Now Khan has said he is "not prepared to stand by and put Londoners, and our city's recovery, at risk", and he has instructed the capital's public transport operator, Transport for London, or TfL, that mask wearing should be "a condition of carriage".

"By keeping face masks mandatory, we will give Londoners and visitors the reassurance and confidence to make the most of what our city has to offer, while also protecting our heroic transport workers and those who may be vulnerable and rely on the network to get around our city," Sky News quoted him as saying.

"It's an extra layer of protection on top of TfL's world-leading enhanced cleaning regime-and I'm sure Londoners will continue to do the right thing as they have done throughout the pandemic, and continue to wear a face covering on TfL services."

Enforcement officers, whose usual job is to check that people on public transport have valid tickets, will continue with their additional duty of checking that people are complying with the rules about mask wearing.

"We know from the government's own advisers and from the World Health Organization, that wearing a face covering indoors does reduce transmissions," Khan told the BBC.

"It leads to greater public safety and greater public confidence as well.

"As long as the virus is still with us, and as long as we're still concerned about the virus being transmitted, we will make it compulsory."

According to TfL's own figures, during the past year almost 212,000 people were stopped and asked to wear a face mask before being allowed on a service.
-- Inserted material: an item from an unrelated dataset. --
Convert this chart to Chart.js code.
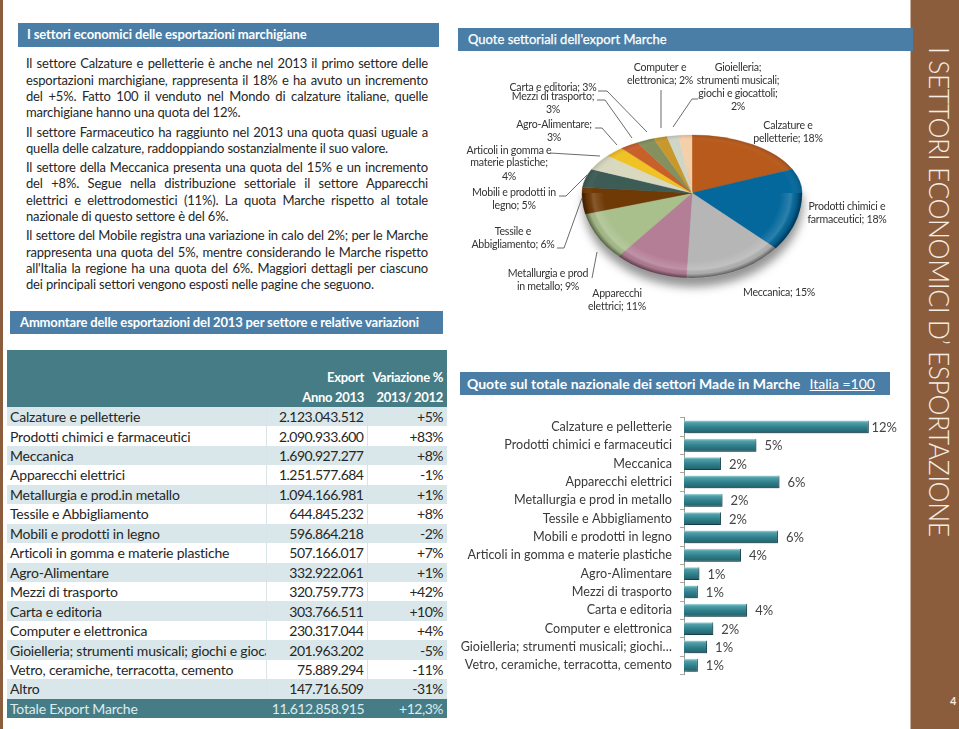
<!DOCTYPE html>
<html lang="it">
<head>
<meta charset="utf-8">
<script src="https://cdn.jsdelivr.net/npm/chart.js@4"></script>
<style>
html,body{margin:0;padding:0;background:#fff;overflow:hidden}
#page{position:relative;width:959px;height:729px;overflow:hidden;font-family:Lato,sans-serif;color:#262626}
.hd{position:absolute;background:#4a7ea6;color:#fff;font-weight:700;white-space:nowrap;box-sizing:border-box}
.ln{position:absolute;left:26px;width:402px;font-size:13px;letter-spacing:-.17px;line-height:16px;white-space:nowrap;height:16px}
.ln.j{text-align:justify;text-align-last:justify;white-space:normal;overflow:hidden}
#tb{position:absolute;left:7px;top:350px;width:440px;border-collapse:collapse;table-layout:fixed;font-size:14px}
#tb td{padding:0;height:19.46px;line-height:19px;white-space:nowrap;overflow:hidden;box-sizing:border-box}
#tb td.n{padding-left:3px;letter-spacing:-.2px}
#tb td.r{text-align:right;letter-spacing:-.5px}
#tb td.e{padding-right:3px;border-left:1px solid #d8e4e7;border-right:1px solid #d8e4e7}
#tb td.v{padding-right:4px}
#tb tr.o td{background:#d9e7ea}
#tb tr.w td{background:#fff}
#tb tr.h td{background:#467c85;color:#fff;font-weight:700;border:0;font-size:13px;letter-spacing:-.3px}
#tb tr.t td{background:#467c85;color:#dcecef;border:0}
#side{position:absolute;left:910px;top:0;width:49px;height:729px;background:#8c5d3c;border-left:1px solid #c9b39f;box-sizing:border-box}
#left{position:absolute;left:0;top:0;width:3px;height:729px;background:#8c5d3c}
#vt{position:absolute;left:952px;top:47px;transform-origin:0 0;transform:rotate(90deg);color:#f5ece2;font-size:26.5px;font-weight:300;white-space:nowrap;line-height:26px;letter-spacing:-.45px}
#num{position:absolute;left:950px;top:694px;color:#f3e9dd;font-size:11px;font-weight:700}
canvas{position:absolute}
</style>
</head>
<body>
<div id="page">
  <div id="left"></div>
  <div class="hd" style="left:18px;top:23px;width:421px;height:24px;padding-left:9px;font-size:13px;letter-spacing:-.12px;line-height:23px">I settori economici delle esportazioni marchigiane</div>
  <div id="body"></div>
  <div class="hd" style="left:10px;top:311px;width:433px;height:23px;padding-left:10px;font-size:13px;letter-spacing:-.14px;line-height:23px">Ammontare delle esportazioni del 2013 per settore e relative variazioni</div>
  <table id="tb"><colgroup><col style="width:259px"><col style="width:101px"><col style="width:80px"></colgroup><tbody id="tbb"></tbody></table>
  <canvas id="pie" width="452" height="280" style="left:458px;top:52px;width:452px;height:280px"></canvas>
  <div class="hd" style="left:460px;top:372px;width:430px;height:23px;padding-left:7px;font-size:14px;line-height:23px">Quote sul totale nazionale dei settori Made in Marche <span style="text-decoration:underline;font-weight:400;margin-left:6px">Italia =100</span></div>
  <canvas id="bar" width="450" height="290" style="left:458px;top:400px;width:450px;height:290px"></canvas>
  <div id="side"></div>
  <div class="hd" style="left:458px;top:28px;width:455px;height:23px;padding-left:10px;font-size:13px;line-height:22px;font-weight:400;-webkit-text-stroke:.25px #fff">Quote settoriali dell'export Marche</div>
  <div id="vt">I SETTORI ECONOMICI D’ ESPORTAZIONE</div>
  <div id="num">4</div>
</div>
<script>
/* ---------- table data ---------- */
const tableCategories = ["Calzature e pelletterie","Prodotti chimici e farmaceutici","Meccanica","Apparecchi elettrici","Metallurgia e prod.in metallo","Tessile e Abbigliamento","Mobili e prodotti in legno","Articoli in gomma e materie plastiche","Agro-Alimentare","Mezzi di trasporto","Carta e editoria","Computer e elettronica","Gioielleria; strumenti musicali; giochi e giocattoli","Vetro, ceramiche, terracotta, cemento","Altro"];
const exportTexts = ["2.123.043.512","2.090.933.600","1.690.927.277","1.251.577.684","1.094.166.981","644.845.232","596.864.218","507.166.017","332.922.061","320.759.773","303.766.511","230.317.044","201.963.202","75.889.294","147.716.509"];
const variationTexts = ["+5%","+83%","+8%","-1%","+1%","+8%","-2%","+7%","+1%","+42%","+10%","+4%","-5%","-11%","-31%"];
const totalRow = ["Totale Export Marche","11.612.858.915","+12,3%"];

/* ---------- pie data ---------- */
const pieCategories = ["Calzature e pelletterie","Prodotti chimici e farmaceutici","Meccanica","Apparecchi elettrici","Metallurgia e prod in metallo","Tessile e Abbigliamento","Mobili e prodotti in legno","Articoli in gomma e materie plastiche","Agro-Alimentare","Mezzi di trasporto","Carta e editoria","Computer e elettronica","Gioielleria; strumenti musicali; giochi e giocattoli","Vetro, ceramiche, terracotta, cemento","Altro"];
const pieValues = [2123043512,2090933600,1690927277,1251577684,1094166981,644845232,596864218,507166017,332922061,320759773,303766511,230317044,201963202,75889294,147716509];
const pieColors = ["#b85a1c","#04689c","#b6b6b6","#b47e96","#a9bf8c","#703a06","#3e5c56","#d9d9c0","#f0c224","#c8602a","#84905e","#c8982c","#cfd6c8","#f5cfa8","#f5cfa8"];

/* ---------- bar data ---------- */
const barCategories = ["Calzature e pelletterie","Prodotti chimici e farmaceutici","Meccanica","Apparecchi elettrici","Metallurgia e prod in metallo","Tessile e Abbigliamento","Mobili e prodotti in legno","Articoli in gomma e materie plastiche","Agro-Alimentare","Mezzi di trasporto","Carta e editoria","Computer e elettronica","Gioielleria; strumenti musicali; giochi…","Vetro, ceramiche, terracotta, cemento"];
const barValues = [12.0,4.7,2.4,6.2,2.5,2.4,6.1,3.7,1.0,0.9,4.1,1.9,1.5,0.9];
const barLabels = ["12%","5%","2%","6%","2%","2%","6%","4%","1%","1%","4%","2%","1%","1%"];

/* ---------- text ---------- */
const bodyLines = [
 [55,"Il settore Calzature e pelletterie è anche nel 2013 il primo settore delle",1],
 [71.5,"esportazioni marchigiane, rappresenta il 18% e ha avuto un incremento",1],
 [88,"del +5%. Fatto 100 il venduto nel Mondo di calzature italiane, quelle",1],
 [104,"marchigiane hanno una quota del 12%.",0],
 [123.5,"Il settore Farmaceutico ha raggiunto nel 2013 una quota quasi uguale a",1],
 [140,"quella delle calzature, raddoppiando sostanzialmente il suo valore.",0],
 [159,"Il settore della Meccanica presenta una quota del 15% e un incremento",1],
 [175,"del +8%. Segue nella distribuzione settoriale il settore Apparecchi",1],
 [191.5,"elettrici e elettrodomestici (11%). La quota Marche rispetto al totale",1],
 [207.5,"nazionale di questo settore è del 6%.",0],
 [227,"Il settore del Mobile registra una variazione in calo del 2%; per le Marche",1],
 [243.5,"rappresenta una quota del 5%, mentre considerando le Marche rispetto",1],
 [259.5,"all'Italia la regione ha una quota del 6%.  Maggiori dettagli per ciascuno",1],
 [276,"dei principali settori vengono esposti nelle pagine che seguono.",0]
];
const bodyEl = document.getElementById('body');
bodyLines.forEach(([y,t,j])=>{const d=document.createElement('div');d.className='ln'+(j?' j':'');d.style.top=y+'px';d.textContent=t;bodyEl.appendChild(d);});

/* ---------- table ---------- */
const tbb = document.getElementById('tbb');
function addRow(cls,a,b,c,h){const tr=document.createElement('tr');tr.className=cls;
  [a,b,c].forEach((t,i)=>{const td=document.createElement('td');td.className=['n','r e','r v'][i];td.textContent=t;if(h)td.style.height=h+'px';tr.appendChild(td);});tbb.appendChild(tr);}
addRow('h','','','',18);
addRow('h','','Export','Variazione %');
addRow('h','','Anno 2013','2013/ 2012');
tableCategories.forEach((n,i)=>addRow(i%2?'w':'o',n,exportTexts[i],variationTexts[i]));
addRow('t',totalRow[0],totalRow[1],totalRow[2]);

/* ---------- pie chart ---------- */
const pieLabelLayout = [
 {x:788,y:[126,139],t:["Calzature e","pelletterie; 18%"]},
 {x:847,y:[207,220],t:["Prodotti chimici e","farmaceutici; 18%"]},
 {x:779,y:[293],t:["Meccanica; 15%"]},
 {x:617,y:[294,307],t:["Apparecchi","elettrici; 11%"]},
 {x:548,y:[274,287],t:["Metallurgia e prod","in metallo; 9%"]},
 {x:513,y:[232,245],t:["Tessile e","Abbigliamento; 6%"]},
 {x:514,y:[193,206],t:["Mobili e prodotti in","legno; 5%"]},
 {x:509,y:[151,163,177],t:["Articoli in gomma e","materie plastiche;","4%"]},
 {x:554,y:[125,138],t:["Agro-Alimentare;","3%"]},
 {x:553,y:[97,110],t:["Mezzi di trasporto;","3%"]},
 {x:553,y:[88],t:["Carta e editoria; 3%"]},
 {x:660,y:[68,81],t:["Computer e","elettronica; 2%"]},
 {x:738,y:[68,81,94,107],t:["Gioielleria;","strumenti musicali;","giochi e giocattoli;","2%"]}
];
const leaderLayout = [
 [[598,91],[607,91],[647,132]],
 [[597,100],[605,100],[632,138]],
 [[595,128],[602,128],[617,145]],
 [[550,153],[600,156]],
 [[559,196],[566,196],[587,175]],
 [[557,248],[564,248],[582,198]],
 [[592,278],[597,252]],
 [[661,90],[661,128]],
 [[698,99],[692,99],[673,127]]
];
const PIE_X=234, PIE_Y=141, PIE_R=110, PIE_TOP=58/110, PIE_BOT=85/110, PO={x:458,y:52};

const ellipsePie = {
  id:'ellipsePie',
  beforeDatasetsDraw(chart){
    const c=chart.ctx, meta=chart.getDatasetMeta(0), W=chart.width, H=chart.height;
    c.save();
    c.filter='blur(5px)';
    c.fillStyle='rgba(60,60,60,.55)';
    c.beginPath();
    c.ellipse(PIE_X+1,PIE_Y+9,PIE_R,PIE_R*PIE_BOT,0,0,Math.PI);
    c.ellipse(PIE_X+1,PIE_Y+9,PIE_R,PIE_R*PIE_TOP*.6,0,Math.PI,2*Math.PI);
    c.fill();
    c.restore();
    [[0,PIE_Y,PIE_TOP,false],[PIE_Y,H-PIE_Y,PIE_BOT,true]].forEach(([y,h,k,front])=>{
      c.save();
      c.beginPath();c.rect(0,y,W,h);c.clip();
      c.translate(PIE_X,PIE_Y);c.scale(1,k);c.translate(-PIE_X,-PIE_Y);
      meta.controller.draw();
      const g=c.createRadialGradient(PIE_X,PIE_Y,0,PIE_X,PIE_Y,PIE_R);
      if(front){
        g.addColorStop(0,'rgba(255,255,255,0)');
        g.addColorStop(.8,'rgba(255,255,255,0)');
        g.addColorStop(.9,'rgba(255,255,255,.16)');
        g.addColorStop(.95,'rgba(0,0,0,.05)');
        g.addColorStop(1,'rgba(0,0,0,.5)');
      }else{
        g.addColorStop(0,'rgba(255,255,255,0)');
        g.addColorStop(.9,'rgba(255,255,255,0)');
        g.addColorStop(1,'rgba(0,0,0,.14)');
      }
      c.fillStyle=g;
      c.beginPath();c.arc(PIE_X,PIE_Y,PIE_R,0,2*Math.PI);c.fill();
      c.restore();
    });
    return false;
  },
  afterDraw(chart){
    const c=chart.ctx;
    c.save();
    c.strokeStyle='#6b6b6b';c.lineWidth=1;
    leaderLayout.forEach(pts=>{c.beginPath();pts.forEach((p,i)=>{const x=p[0]-PO.x,y=p[1]-PO.y;i?c.lineTo(x,y):c.moveTo(x,y);});c.stroke();});
    c.fillStyle='#333';c.font='10.6px Lato';c.letterSpacing='-.25px';c.textAlign='center';c.textBaseline='middle';
    pieLabelLayout.forEach(l=>l.t.forEach((s,i)=>c.fillText(s,l.x-PO.x,l.y[i]-PO.y)));
    c.restore();
  }
};
new Chart(document.getElementById('pie'),{
  type:'pie',
  data:{labels:pieCategories,datasets:[{data:pieValues,backgroundColor:pieColors,borderColor:pieColors,borderWidth:.5}]},
  options:{responsive:false,animation:false,radius:PIE_R,
    layout:{padding:{left:16,right:0,top:2,bottom:0}},
    plugins:{legend:{display:false},tooltip:{enabled:false}}},
  plugins:[ellipsePie]
});

/* ---------- bar chart ---------- */
const BAR_LABEL_RIGHT = 439;
const barShadow = {
  id:'barShadow',
  beforeDatasetDraw(chart){const c=chart.ctx;c.save();c.shadowColor='rgba(0,0,0,.4)';c.shadowBlur=3;c.shadowOffsetX=1.5;c.shadowOffsetY=2;},
  afterDatasetDraw(chart){chart.ctx.restore();},
  afterDraw(chart){
    const c=chart.ctx, meta=chart.getDatasetMeta(0);
    c.save();c.font='13px Lato';c.fillStyle='#444';c.textBaseline='middle';c.textAlign='left';
    meta.data.forEach((el,i)=>{const t=barLabels[i],w=c.measureText(t).width;
      c.fillText(t,Math.min(el.x+8,BAR_LABEL_RIGHT-w),el.y+1);});
    c.restore();
  }
};
function barFill(ctx){
  const ch=ctx.chart, s=ch.scales.y;
  const y=(s&&ctx.dataIndex!==undefined)?s.getPixelForValue(ctx.dataIndex):NaN;
  if(!Number.isFinite(y)) return '#2f7f8b';
  const g=ch.ctx.createLinearGradient(0,y-6.5,0,y+6.5);
  g.addColorStop(0,'#a9dde2');g.addColorStop(.18,'#4f9ea8');g.addColorStop(.55,'#2f7f8b');g.addColorStop(1,'#1f5f6a');
  return g;
}
new Chart(document.getElementById('bar'),{
  type:'bar',
  data:{labels:barCategories,datasets:[{data:barValues,backgroundColor:barFill,borderColor:'#1f5660',borderWidth:{right:1,bottom:1},borderSkipped:false,barPercentage:.7,categoryPercentage:1}]},
  options:{indexAxis:'y',responsive:false,animation:false,
    layout:{padding:{left:0,right:8.4,top:17.7,bottom:14.3}},
    scales:{
      x:{display:false,min:0,max:14},
      y:{afterFit(s){s.width=226;},
        grid:{display:true,drawOnChartArea:false,drawTicks:true,tickLength:4,color:'#b0a79c'},
        border:{display:true,color:'#9a9a9a'},
        ticks:{padding:8,color:'#3a3a3a',autoSkip:false,font:{family:'Lato',size:12.6}}}
    },
    plugins:{legend:{display:false},tooltip:{enabled:false}}},
  plugins:[barShadow]
});
</script>
</body>
</html>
Nearly 14,000 people were refused permission to board and 3,200 were ejected. In addition, since mask wearing rules came into force last summer, 4,300 fixed penalty notices have been handed out.

The Daily Telegraph reports that the rules have been stuck to by most passengers, but that trade unions representing frontline transport staff are concerned about the potential for confrontations involving some passengers over mask wearing, following the change of government rules.

The leader of the RMT union, which represents railway workers, warned that what he called a "botched and confused" approach to the wearing of face coverings was exposing his staff to the threat of violence.

"Whilst we welcome the approach from the London mayor this morning, which is consistent with the policies currently adopted in Scotland, Wales and on Eurostar," union general secretary Mick Lynch told ITV News, "we now have the ludicrous position where a passenger traveling through London will have different rules on the tube and the mainline services."

Usage of the London Underground network is currently around 40-45 percent of pre-pandemic levels, while on the bus network, passenger numbers are around 60-65 percent.

With London's hugely lucrative international tourism market still so quiet, the mayor's office hopes that this summer the tourist trade will come from locals, which will mean the transport network could become busier than it has been for a while, just around the time that lockdown measures ease, with the school holidays beginning soon after.

Andy Burnham, mayor of Greater Manchester, said he would not rule out making masks compulsory on public transport in his region, but had not yet made a final decision to avoid adding to public confusion.

Scotland is subject to different rules from England, but First Minister Nicola Sturgeon has indicated that even after the target date of Aug 9 for relaxing all rules, "we will continue to require some baseline measures such as face coverings".